Be wary with this one. Casually gossiping about the neighbors, or chatting over the cheese plate at the neighborhood association meeting does not equal a real friendship. Next thing you know, you’re thinking it’s no big deal to tell them about the lease-prohibited dog you just got, or the illegal subletting you intend to do while you’re traveling next month, because no big deal, you guys are basically bros and they will totally let it slide. And then boom! Look who’s homeless.

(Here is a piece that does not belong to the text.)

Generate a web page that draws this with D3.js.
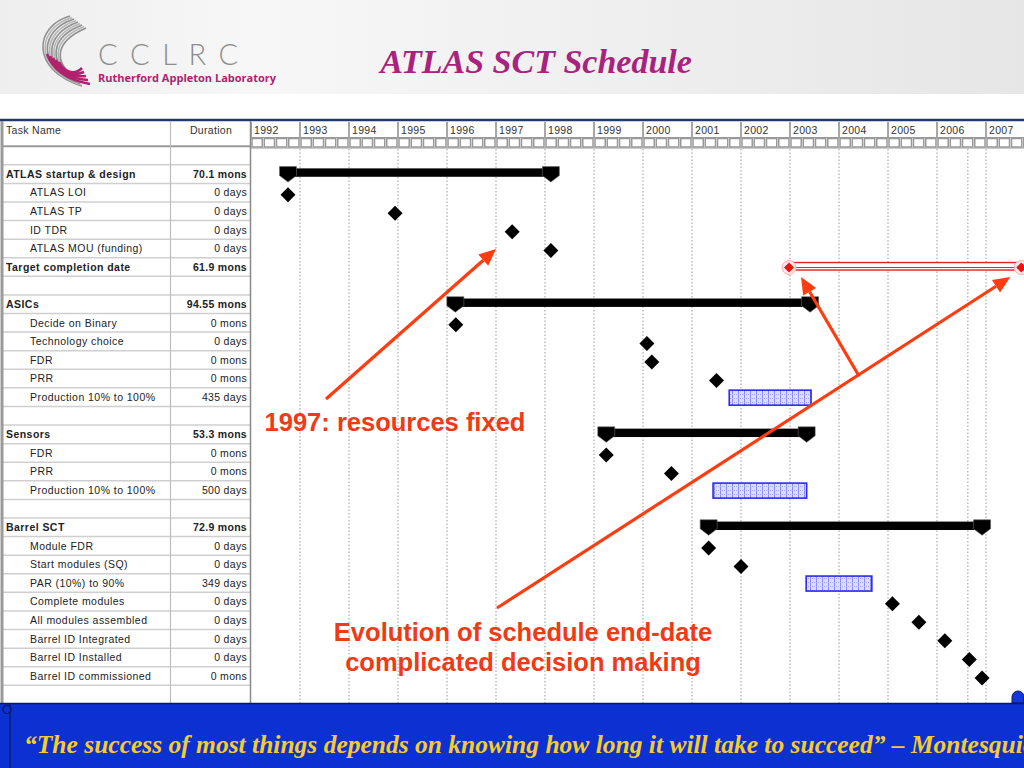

In high school, we all knew that kid with the “cool parents.” They’re the ones whose house you always wanted to sleep over at because you knew they had a loose, if not nonexistent, curfew policy. They maybe even let you drink wine when you had dinner there. In your 20s, these are the people who turn into the “we’re friends now, we’re equals, let’s hang out!” parents. While their intentions might be to simply spend more time with you, or gain a more thorough understanding of who you are as an adult, you need to squash these attempts at parental bro-downs. People who have a 20-40 year age gap should not be sharing the same social life. If you’re 50 and hanging out with 23-year-olds in their world, or if you’re 23 and hanging out in a borderline geriatric social scene, you’re doing it wrong. It’s rad to find common ground with your parents, and find activities that you enjoy together, so long as those activities don’t include inviting each other to house parties and hitting on each other’s age-inappropriate friends. Better to draw the line at getting wasted together during the holidays.
Your ex’s new piece
No matter how long ago you dated, or how tight you still are, never forget that in the eyes of everyone they date forevermore, you are their ex. The fact that you two still hang out all the time and talk about everything does nothing to neutralize your potential threat to a new love interest. It probably just makes you way scarier to them. Take it as a compliment, and then take a step back. Even if you find yourself getting along brilliantly with your ex’s new paramour, and are sincerely interested in being true blue friendsies, chances are your ex’s new love is exercising a classic “keep your enemies closer” maneuver. Just because you know that there is nothing sexy or scandalous happening between you two anymore (or hell, maybe there is), their new significant other is likely to be understandably wary of you for all the intimacy and history you share with a person they are in a fragile, new place with. Be friendly and inclusive while your ex-turned-friend is dating this person, but getting too attached is just setting yourself up for a whole new kind of discomfort if they break up and you find yourself friends with your ex’s now-ex. Being close with an ex is complicated enough without compounding it.